Reducing or removing support for part-time workers who were earning less than the wage subsidy but were given the full amount is also among ideas canvassed.
The think tank recommended a three-month extension for those in strife, ending it for those no longer in need, a lower rate for part-time workers and the inclusion of temporary migrants, short-term casuals and universities.
The report says this will cost about $30 billion in 2020-21, with $12 billion to $15 billion to extend JobKeeper, $3 billion to include vulnerable workers who were previously excluded and $10 billion to $15 billion for an extension of the JobSeeker supplement to December and subsequent phase-down to March. The IMF has also recommended a gradual exit from wage subsidy schemes, to avoid a shock.

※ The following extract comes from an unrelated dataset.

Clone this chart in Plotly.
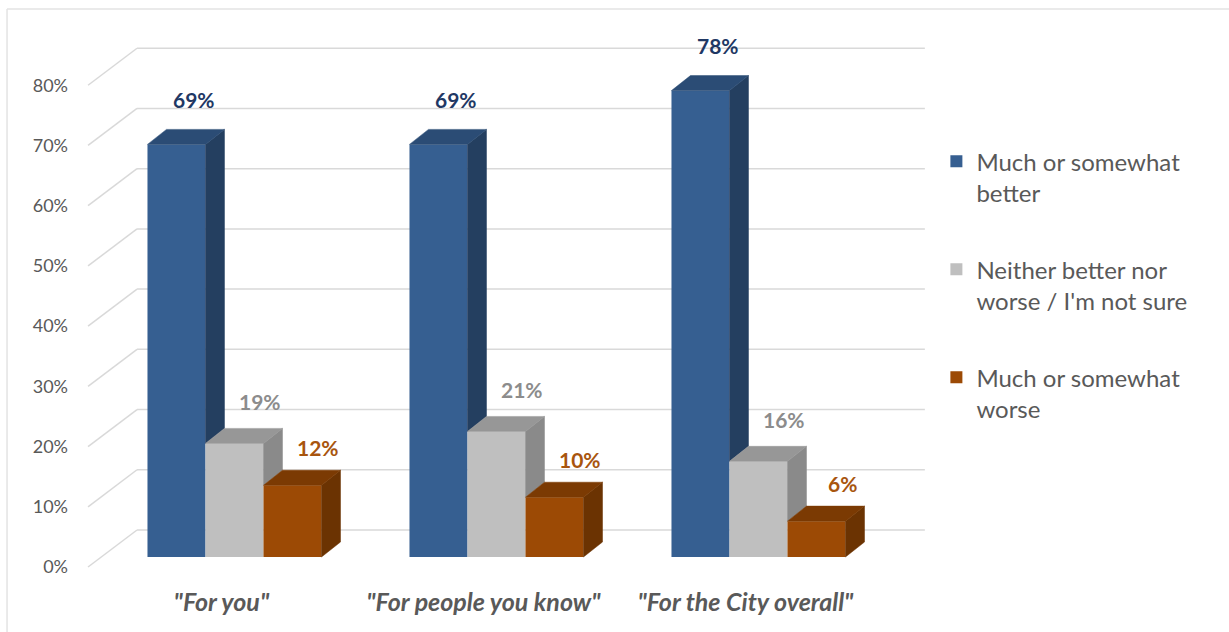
import plotly.graph_objects as go

# ---------------- data ----------------
categories = ['"For you"', '"For people you know"', '"For the City overall"']
series_names = [
    "Much or somewhat<br>better",
    "Neither better nor<br>worse / I'm not sure",
    "Much or somewhat<br>worse",
]
better = [0.69, 0.69, 0.78]
neither = [0.19, 0.21, 0.16]
worse = [0.12, 0.10, 0.06]
y_ticks = [0.0, 0.1, 0.2, 0.3, 0.4, 0.5, 0.6, 0.7, 0.8]
y_tick_labels = ["0%", "10%", "20%", "30%", "40%", "50%", "60%", "70%", "80%"]

# ---------------- styles ----------------
series = [better, neither, worse]
front_colors = ["#365F91", "#BFBFBF", "#9C4A05"]
side_colors = ["#243F60", "#8A8A8A", "#6B3302"]
top_colors = ["#2B4C75", "#979797", "#7B3A03"]
label_colors = ["#1F3864", "#8C8C8C", "#A8550E"]
FONT = "Lato, Calibri, sans-serif"
TEXT_GREY = "#595959"

BW = 0.2214      # bar width (category units)
DX = 0.0725      # 3D depth offset, x
DY = 0.0251      # 3D depth offset, y
label_dx = [0.0687, 0.0992, 0.0992]
label_dy = [0.0753, 0.0700, 0.0635]

GRID_FRONT_X, GRID_BACK_X, GRID_RIGHT_X = -0.559, -0.372, 2.635
def grid_front(v):
    return -0.0167 + 1.007 * v
def grid_back(v):
    return 0.0452 + 1.007 * v

fig = go.Figure()
annotations = []

n_series = len(series)
for k, vals in enumerate(series):
    xs = [i + (k - 1) * BW for i in range(len(categories))]
    fig.add_trace(go.Bar(
        x=xs, y=vals, width=BW, name=series_names[k],
        marker=dict(color=front_colors[k], line=dict(width=0)),
        legendgroup=str(k), hoverinfo="skip",
    ))
    # side and top faces derived from the values
    sx, sy, tx, ty = [], [], [], []
    for i, v in enumerate(vals):
        x0 = xs[i] - BW / 2
        x1 = xs[i] + BW / 2
        lower = series[k + 1][i] if k + 1 < n_series else 0.0
        sx += [x1, x1, x1 + DX, x1 + DX, x1, None]
        sy += [lower, v, v + DY, lower + DY, lower, None]
        tx += [x0, x1, x1 + DX, x0 + DX, x0, None]
        ty += [v, v, v + DY, v + DY, v, None]
        annotations.append(dict(
            x=xs[i] + label_dx[k], y=v + label_dy[k], xref="x", yref="y",
            text=f"{round(v * 100)}%", showarrow=False,
            font=dict(family=FONT, size=21, color=label_colors[k], weight="bold"),
        ))
    fig.add_trace(go.Scatter(
        x=sx, y=sy, mode="lines", fill="toself", fillcolor=side_colors[k],
        line=dict(color=side_colors[k], width=0.5), showlegend=False,
        hoverinfo="skip", legendgroup=str(k),
    ))
    fig.add_trace(go.Scatter(
        x=tx, y=ty, mode="lines", fill="toself", fillcolor=top_colors[k],
        line=dict(color=top_colors[k], width=0.5), showlegend=False,
        hoverinfo="skip", legendgroup=str(k),
    ))

shapes = []
for v in y_ticks:
    shapes.append(dict(type="line", xref="x", yref="y", layer="below",
                       x0=GRID_FRONT_X, y0=grid_front(v), x1=GRID_BACK_X, y1=grid_back(v),
                       line=dict(color="#D9D9D9", width=1.5)))
    shapes.append(dict(type="line", xref="x", yref="y", layer="below",
                       x0=GRID_BACK_X, y0=grid_back(v), x1=GRID_RIGHT_X, y1=grid_back(v),
                       line=dict(color="#D9D9D9", width=1.5)))
# outer frame (top and left edges)
shapes.append(dict(type="line", xref="paper", yref="paper", x0=-0.0833, x1=1.36,
                   y0=1.0195, y1=1.0195, line=dict(color="#E3E3E3", width=1.5)))
shapes.append(dict(type="line", xref="paper", yref="paper", x0=-0.0833, x1=-0.0833,
                   y0=1.0195, y1=-0.09, line=dict(color="#E3E3E3", width=1.5)))

fig.update_layout(
    width=1229, height=632,
    margin=dict(l=78, r=299, t=20, b=47),
    paper_bgcolor="white", plot_bgcolor="white",
    barmode="overlay",
    shapes=shapes, annotations=annotations,
    font=dict(family=FONT, color=TEXT_GREY),
    showlegend=True,
    legend=dict(
        x=1.0075, xanchor="left", y=0.7889, yanchor="top",
        font=dict(family=FONT, size=24, color=TEXT_GREY),
        valign="top", tracegroupgap=42.5, traceorder="grouped",
        bgcolor="rgba(0,0,0,0)",
    ),
    xaxis=dict(
        range=[-0.5973, 2.6546], tickmode="array",
        tickvals=[i - 0.05 for i in range(len(categories))], ticktext=categories,
        showgrid=False, zeroline=False, showline=False, ticks="",
        tickfont=dict(family=FONT, size=25, color=TEXT_GREY, weight="bold", style="italic"),
        fixedrange=True,
    ),
    yaxis=dict(
        range=[-0.0468, 0.898], tickmode="array",
        tickvals=[grid_front(v) for v in y_ticks], ticktext=y_tick_labels,
        showgrid=False, zeroline=False, showline=False, ticks="",
        tickfont=dict(family=FONT, size=18, color=TEXT_GREY),
        ticklabelstandoff=9, fixedrange=True,
    ),
)

fig.write_html("out.html", config={"displayModeBar": False},
               post_script="document.body.style.margin='0px';")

Prime Minister Scott Morrison said on Friday he had “no doubt” many businesses had now recovered from the 30 per cent turnover decline, which had been a requirement to sign up to the scheme.
He said there “will be another” phase of JobKeeper-style support beyond September, but the government had to be mindful of available resources. The nation’s budget is running a record $64.9 billion in the red, a faster decline than expected, with analysts predicting a deficit of up to $200 billion next year.
“In relation to future phases of what we will need to do in terms of the stimulus, as I said on numerous occasions we will be announcing that in time for the economic statement and these are considerations that the government is working through,” Mr Morrison said.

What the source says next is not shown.